While northern California has received plenty of rain this winter, there is a “remarkable” precipitation divide in the state, according to climate scientist Daniel Swain, with parts of southern California having their driest periods in more than 150 years.
“It is truly a matter of the precipitation ‘haves’ and ‘have nots’ at the moment and there is no real prospect for this to change in the short term,” Swain said. “Even in the long term, it remains possible this overall dipole persists for the rest of the season, though hopefully with less extreme intensity.”
The climate crisis is bringing the heat
While the collision of high winds and dry conditions have worsened the fires scorching Los Angeles, the influence of the climate crisis is making such blazes more common and devastating.

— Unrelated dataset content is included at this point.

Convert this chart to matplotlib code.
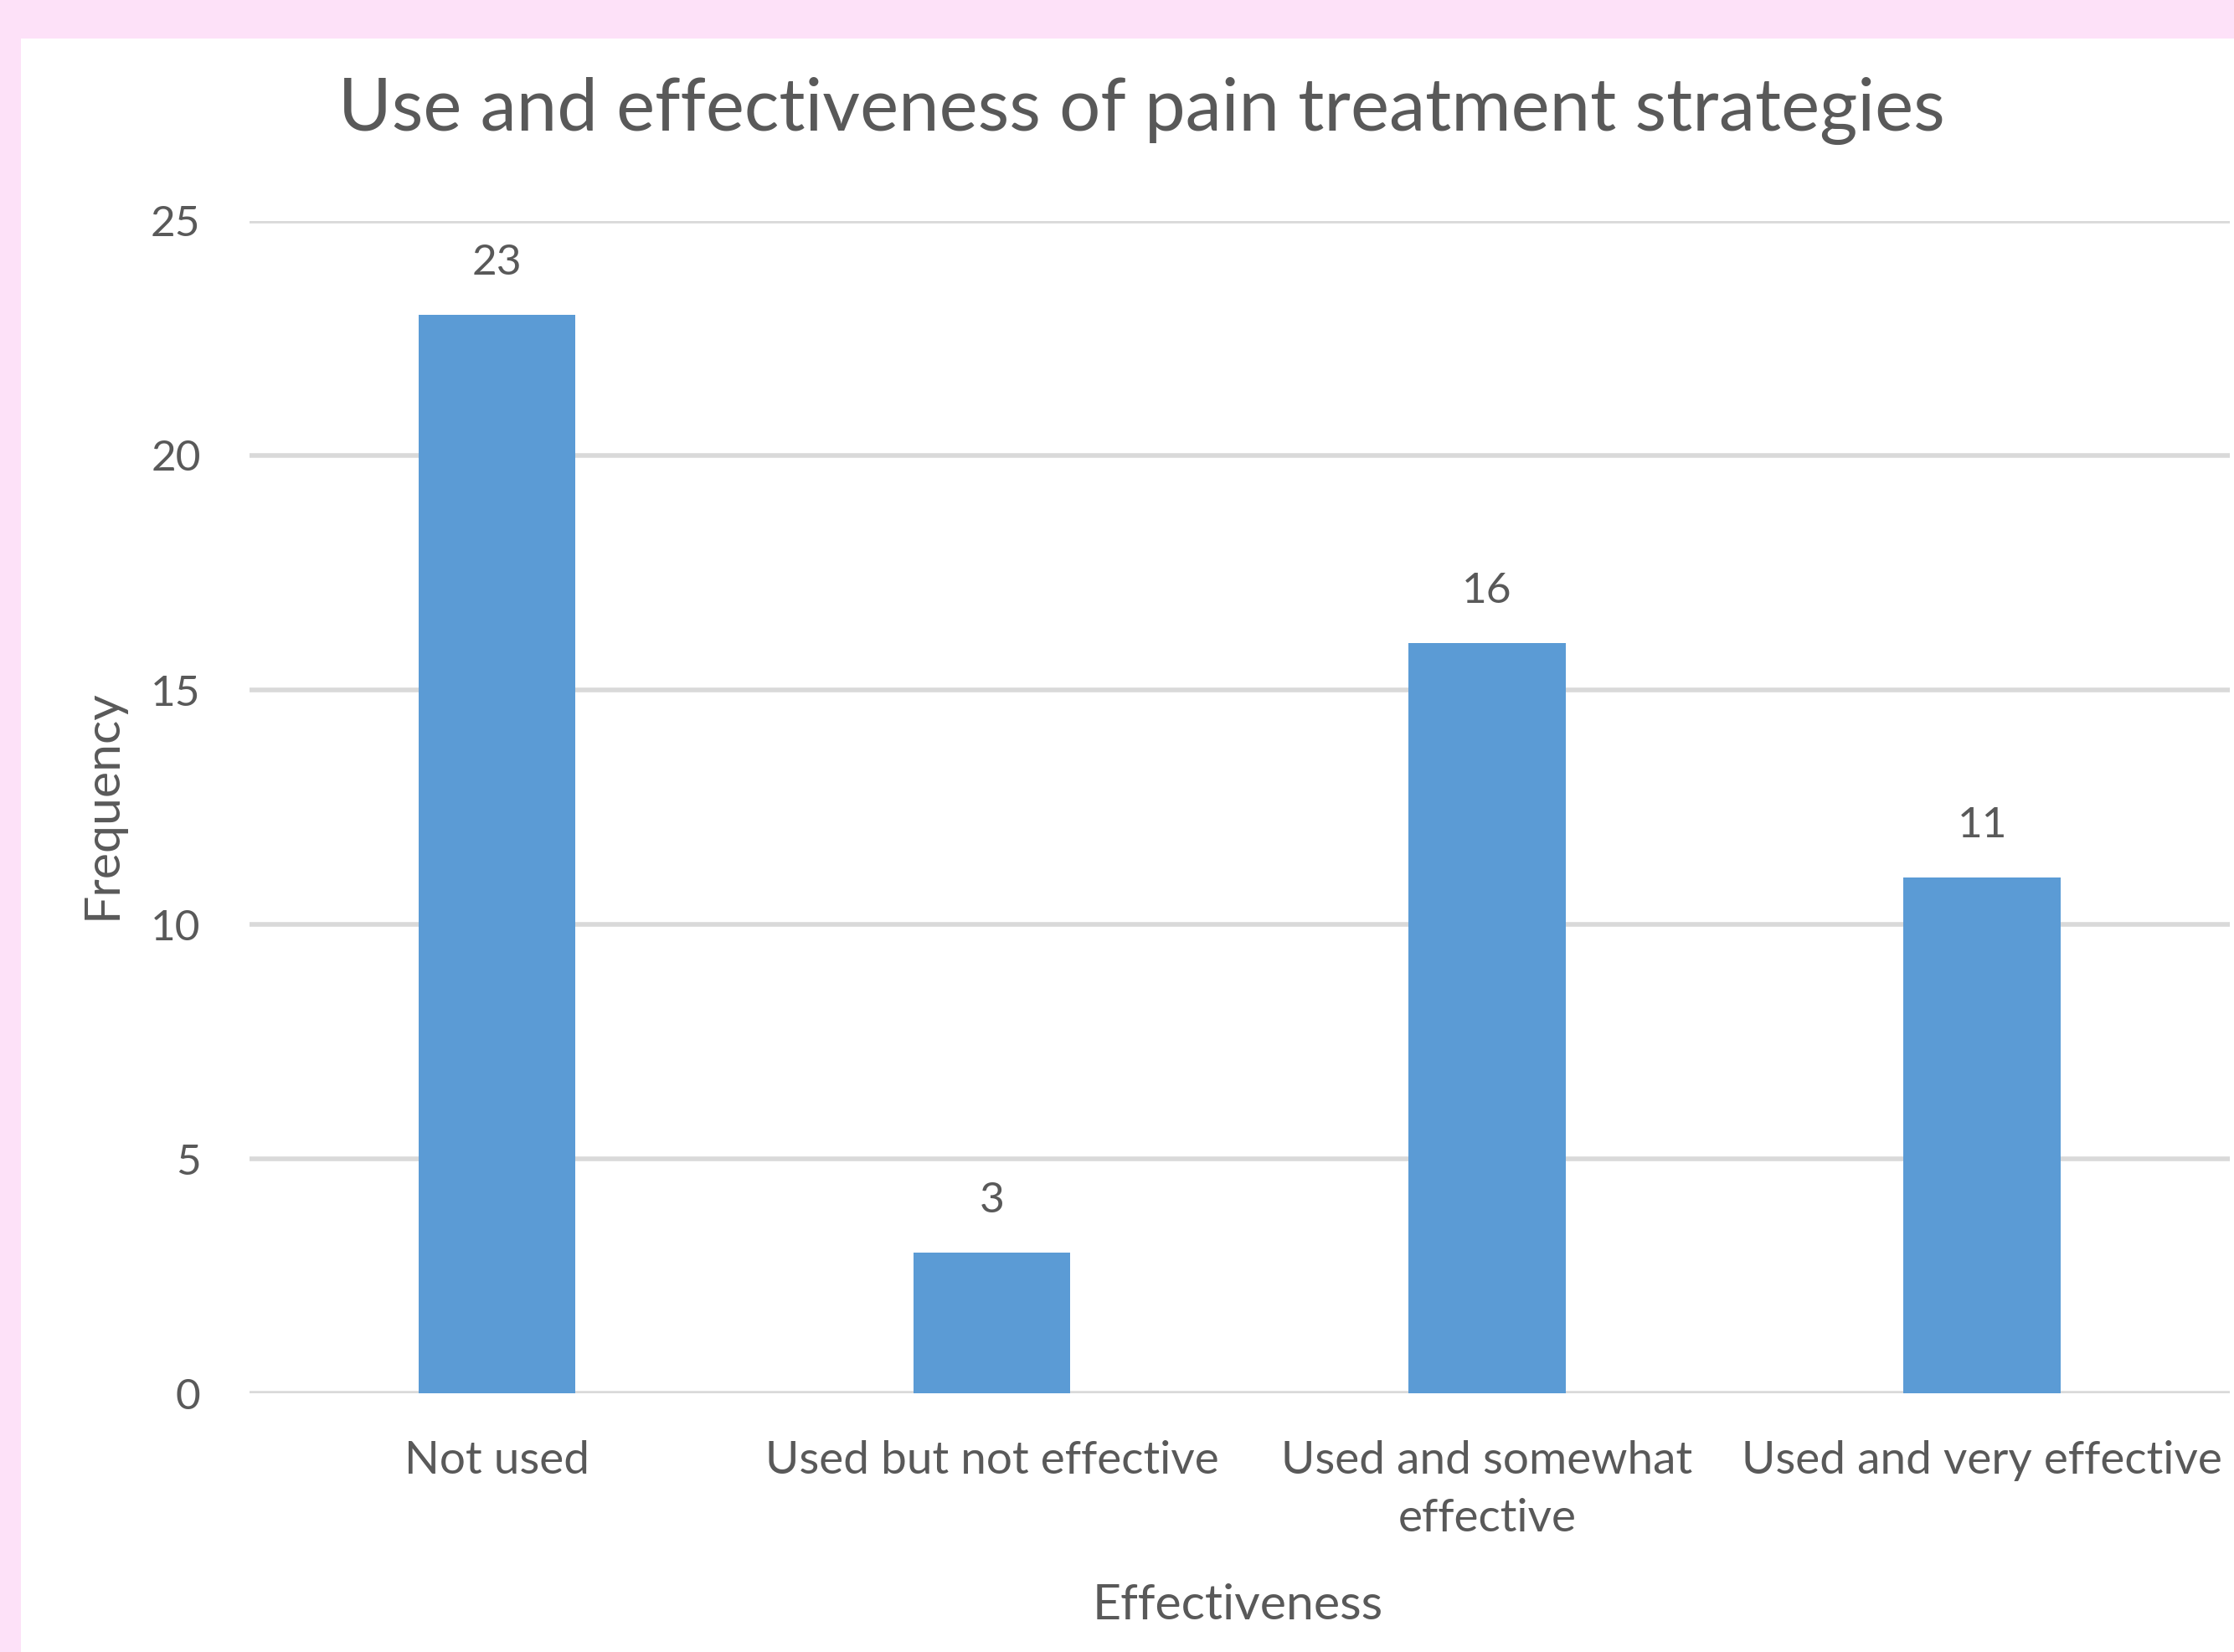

Until just two years ago, California was in the teeth of a decades-long drought that was part of a broader “mega drought” across the US that researchers estimate was the worst in at least 1,200 years. Rising global temperatures, caused by the burning of fossil fuels, have caused an increase in “fire weather” days owing to the drying out of vegetation and soils and lowered humidity.
Fires in the US west are becoming more frequent and larger, scientists have found, with the climate emergency raising the risk of fast-moving fires by around 25% in California. Ten of the largest California wildfires have occurred in the last two decades, with five of these fires occurring in 2020 alone.
Researchers have calculated that the human-caused climate emergency has contributed to a 172% increase in California’s burned areas since the 1970s, with a further spread expected in the decades ahead.